An independent investigation has substantiated claims by a woman who, while working on the 2020 campaign to elect Gov. Spencer Cox and Lt. Gov. Deidre Henderson, said she experienced “sexual misconduct” by the campaign’s manager, Austin Cox (no relation to the governor).

Cox and Henderson announced the results of the investigation, which they said concluded this week, in a joint statement posted by Cox on his personal Twitter account on Thursday.

“We’re devastated to learn of this abuse of trust and condemn this kind of behavior in the strongest terms,” the governor wrote.

Austin Cox did not respond to a request for comment Thursday, but his attorneys issued a statement Friday saying they were “deeply disappointed” in Cox and Henderson’s joint press release posted on Twitter.

“Twitter is a powerful forum for advancing political narratives, but it is not the truth,” the statement from Paul Burke and Skye Lazaro, of Ray Quinney & Nebeker, said.

“The personal relationship in question was a long-term relationship between two young single adults. The relationship was ended by our client earlier this year. Our client unequivocally and emphatically denies any allegations to the contrary,” Burke and Lazaro said.

“Our client has not had a fair opportunity to share his side of the story. We are confident that any truly fair and impartial investigation would fully vindicate our client from baseless allegations.”

Cox and Henderson said “recently” the former campaign employee “revealed to us that she believed she was the victim of sexual misconduct by our 2020 campaign manager, Austin Cox (no relation).”

After the discussion with the former employee, “we placed Austin on administrative leave and engaged an outside firm to conduct an independent investigation,” Cox and Henderson said.

“The investigation, which concluded this week, substantiated the women’s claims and also found previously unreported hostile conduct towards select members of our team. Although the investigation found that there is cause for Austin’s termination, he resigned from his position prior to its completion,” their joint statement said.

Cox, in his own prepared statement, said he was “devastated to learn of this violation of trust and deeply saddened by the pain it has caused.”

“I have apologized to the victim of this misconduct and other campaign staffers who experienced this harmful work environment,” the governor said. “I take full responsibility for the failure of the campaign’s policies and procedures to prevent this from happening. The Lt. Governor and I condemn this behavior in the strongest terms and will not tolerate any form of sexual misconduct.
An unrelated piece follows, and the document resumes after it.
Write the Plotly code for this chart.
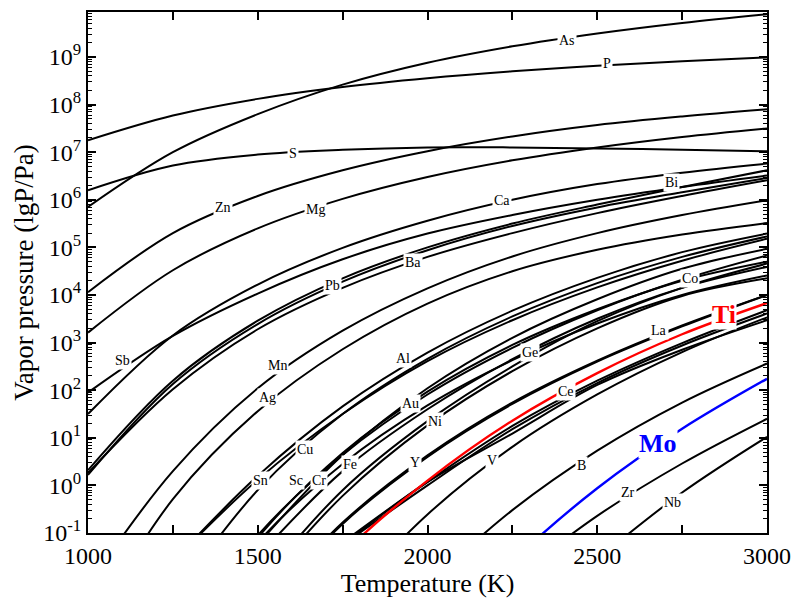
import plotly.graph_objects as go

temps = [1000, 1250, 1500, 1750, 2000, 2250, 2500, 2750, 3000]

# log10 of vapor pressure (Pa) at each temperature
As = [5.85, 7.0, 7.8, 8.42, 8.88, 9.225, 9.495, 9.716, 9.9]
P = [7.25, 7.77, 8.12, 8.37, 8.555, 8.70, 8.816, 8.91, 8.99]
S = [6.2, 6.72, 6.95, 7.05, 7.1, 7.1, 7.08, 7.05, 7.02]
Zn = [4.06, 5.3, 6.08, 6.62, 7.02, 7.33, 7.57, 7.75, 7.9]
Mg = [3.21, 4.52, 5.4, 6.02, 6.48, 6.83, 7.1, 7.32, 7.5]
Sb = [1.95, 3.14, 4.03, 4.75, 5.29, 5.68, 6.0, 6.27, 6.51]
Ca = [1.5, 3.15, 4.22, 4.99, 5.56, 6.0, 6.33, 6.57, 6.76]
Bi = [0.32, 2.2, 3.46, 4.35, 5.0, 5.5, 5.9, 6.27, 6.62]
Pb = [0.22, 2.13, 3.39, 4.28, 4.94, 5.45, 5.84, 6.16, 6.46]
Ba = [0.26, 2.02, 3.28, 4.15, 4.8, 5.3, 5.72, 6.08, 6.41]
Mn = [-2.1, 0.3, 2.04, 3.25, 4.14, 4.81, 5.3, 5.68, 5.99]
Ag = [-3.08, -0.29, 1.56, 2.86, 3.82, 4.5, 4.95, 5.27, 5.51]
Al = [None, -1.6, 0.2, 1.66, 2.79, 3.67, 4.36, 4.9, 5.29]
Cu = [None, -2.4, -0.1, 1.5, 2.66, 3.55, 4.25, 4.8, 5.23]
Sn = [None, -1.6, 0.12, 1.5, 2.61, 3.47, 4.16, 4.72, 5.18]
Cr = [None, None, -1.24, 0.64, 2.04, 3.1, 3.91, 4.55, 4.97]
Au = [None, -3.42, -1.05, 0.64, 1.91, 2.89, 3.68, 4.32, 4.83]
Sc = [None, -3.65, -1.1, 0.68, 1.97, 2.95, 3.7, 4.3, 4.7]
Co = [None, None, -2.1, -0.1, 1.35, 2.5, 3.45, 4.15, 4.66]
Fe = [None, None, -1.5, 0.3, 1.6, 2.65, 3.5, 4.15, 4.59]
Ge = [None, -3.6, -1.2, 0.45, 1.68, 2.63, 3.4, 4.0, 4.41]
Ni = [None, None, -2.2, -0.22, 1.26, 2.4, 3.3, 3.98, 4.35]
Y = [None, None, -2.7, -0.78, 0.63, 1.74, 2.62, 3.36, 4.0]
La = [None, None, -2.75, -0.81, 0.6, 1.71, 2.6, 3.34, 4.0]
Ti = [None, None, -3.62, -1.45, 0.10, 1.36, 2.36, 3.175, 3.83]
Ce = [None, None, None, -1.2, 0.08, 1.25, 2.2, 2.99, 3.68]
V = [None, None, None, -2.44, -0.61, 0.81, 1.91, 2.8, 3.53]
B = [None, None, None, None, -2.08, -0.52, 0.73, 1.74, 2.56]
Mo = [None, None, None, None, -3.5, -1.6, -0.06, 1.19, 2.24]
Zr = [None, None, None, None, None, -1.98, -0.64, 0.46, 1.4]
Nb = [None, None, None, None, None, None, -1.55, -0.15, 1.02]
# two unlabeled curves running alongside Ti
U1 = [None, None, None, -1.25, 0.0, 1.18, 2.15, 2.94, 3.61]
U2 = [None, None, None, -1.25, 0.07, 1.09, 2.11, 2.85, 3.47]

series = {
    "As": As, "P": P, "S": S, "Zn": Zn, "Mg": Mg, "Sb": Sb, "Ca": Ca, "Bi": Bi,
    "Pb": Pb, "Ba": Ba, "Mn": Mn, "Ag": Ag, "Al": Al, "Cu": Cu, "Sn": Sn,
    "Cr": Cr, "Au": Au, "Sc": Sc, "Co": Co, "Fe": Fe, "Ge": Ge, "Ni": Ni,
    "Y": Y, "La": La, "Ce": Ce, "U1": U1, "U2": U2, "V": V, "B": B, "Zr": Zr, "Nb": Nb,
    "Ti": Ti, "Mo": Mo,
}

# inline label anchor (T in K, log10 P)
label_T = {"As": 2411, "P": 2529, "S": 1604, "Zn": 1398, "Mg": 1669, "Ca": 2220,
           "Bi": 2720, "Ba": 1957, "Pb": 1719, "Sb": 1103, "Mn": 1557, "Ag": 1530,
           "Al": 1928, "Co": 2773, "Ge": 2302, "La": 2682, "Ti": 2874, "Au": 1949,
           "Ni": 2022, "Ce": 2408, "Cu": 1639, "Sn": 1507, "Sc": 1613, "Cr": 1681,
           "Fe": 1772, "Y": 1963, "V": 2190, "B": 2455, "Mo": 2679, "Zr": 2591, "Nb": 2723}
label_L = {"As": 9.35, "P": 8.87, "S": 6.98, "Zn": 5.84, "Mg": 5.80, "Ca": 5.99,
           "Bi": 6.37, "Ba": 4.69, "Pb": 4.20, "Sb": 2.63, "Mn": 2.52, "Ag": 1.85,
           "Al": 2.67, "Co": 4.35, "Ge": 2.80, "La": 3.26, "Ti": 3.59, "Au": 1.72,
           "Ni": 1.35, "Ce": 1.98, "Cu": 0.76, "Sn": 0.11, "Sc": 0.11, "Cr": 0.11,
           "Fe": 0.44, "Y": 0.49, "V": 0.53, "B": 0.42, "Mo": 0.88, "Zr": -0.15, "Nb": -0.36}

colors = {"Ti": "#ff0000", "Mo": "#0000ff"}
SERIF = "Liberation Serif"

fig = go.Figure()
for name, vals in series.items():
    xs = [t for t, v in zip(temps, vals) if v is not None]
    ys = [10 ** v for v in vals if v is not None]
    c = colors.get(name, "black")
    fig.add_trace(go.Scatter(x=xs, y=ys, mode="lines", name=name,
                             line=dict(color=c, width=2.4 if name in colors else 2,
                                       shape="spline", smoothing=1.0),
                             showlegend=False, hoverinfo="skip"))

for name in label_T:
    big = name in colors
    fig.add_annotation(x=label_T[name], y=label_L[name],
                       text=("<b>%s</b>" % name) if big else name, showarrow=False,
                       font=dict(family=SERIF, size=26 if big else 14,
                                 color=colors.get(name, "black")),
                       bgcolor="white", borderpad=0 if big else 1,
                       xanchor="center", yanchor="middle")

dec = list(range(-1, 10))
ytickvals = [10 ** d for d in dec]
yticktext = ["10<sup>%d</sup>" % d for d in dec]
yminor = [m * 10 ** d for d in range(-1, 10) for m in range(2, 10) if m * 10 ** d < 8.8e9]

fig.update_layout(
    width=793, height=600,
    margin=dict(l=88, r=26, t=12, b=67, autoexpand=False),
    paper_bgcolor="white", plot_bgcolor="white",
    font=dict(family=SERIF, color="black"),
    xaxis=dict(range=[1000, 3000], tickmode="array",
               tickvals=[1000, 1500, 2000, 2500, 3000],
               ticktext=["1000", "1500", "2000", "2500", "3000"],
               ticks="inside", ticklen=8, tickwidth=1.5, tickcolor="black",
               minor=dict(tickmode="array", tickvals=[1250, 1750, 2250, 2750],
                          ticks="inside", ticklen=8, tickwidth=1.5, tickcolor="black",
                          showgrid=False),
               showline=True, linecolor="black", linewidth=2, mirror="allticks",
               showgrid=False, zeroline=False, automargin=False,
               tickfont=dict(family=SERIF, size=24),
               title=dict(text="Temperature (K)", font=dict(family=SERIF, size=26),
                          standoff=2)),
    yaxis=dict(type="log", range=[-1, 9.945], tickmode="array",
               tickvals=ytickvals, ticktext=yticktext,
               ticks="inside", ticklen=8, tickwidth=1.5, tickcolor="black",
               minor=dict(tickmode="array", tickvals=yminor, ticks="inside", ticklen=4,
                          tickwidth=1, tickcolor="black", showgrid=False),
               showline=True, linecolor="black", linewidth=2, mirror="allticks",
               showgrid=False, zeroline=False, automargin=False,
               tickfont=dict(family=SERIF, size=24),
               title=dict(text="Vapor pressure (lgP/Pa)",
                          font=dict(family=SERIF, size=27), standoff=2)),
)

fig.write_html("out.html")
We will do everything possible to make sure this never happens again.”

Henderson also shared the statement on Twitter, calling their former campaign staffer a “brave woman” who “brought her experiences to light despite tremendous risk and personal hardship.”

“It took incredible courage for her to speak up,” Henderson said. “We hope that any other victim of sexual or workplace misconduct knows that they have advocates and allies in us.”

Cox and Henderson’s joint statement did not include any details of the accusations against Austin Cox, when the woman brought the claims against him to the governor and lieutenant governor, or when the alleged sexual misconduct took place.

Asked about Austin Cox’s attorney’s statements criticizing Cox and Henderson’s posts on Twitter, a campaign adviser told the Deseret News Austin Cox “was given multiple opportunities to participate in the investigation and declined.”

To Austin Cox’s attorney’s statement that “any truly fair and impartial investigation would fully vindicate” their client, Cox and Henderson’s campaign adviser said the governor and lieutenant governor’s statement from Thursday stands and speaks for itself.

The left-leaning Alliance for a Better Utah applauded and thanked Cox and Henderson for their response to the situation.

“This is how you handle workplace harassment allegations,” Better Utah tweeted. “People should be able to do their jobs without fear of harassment or hostile environments.”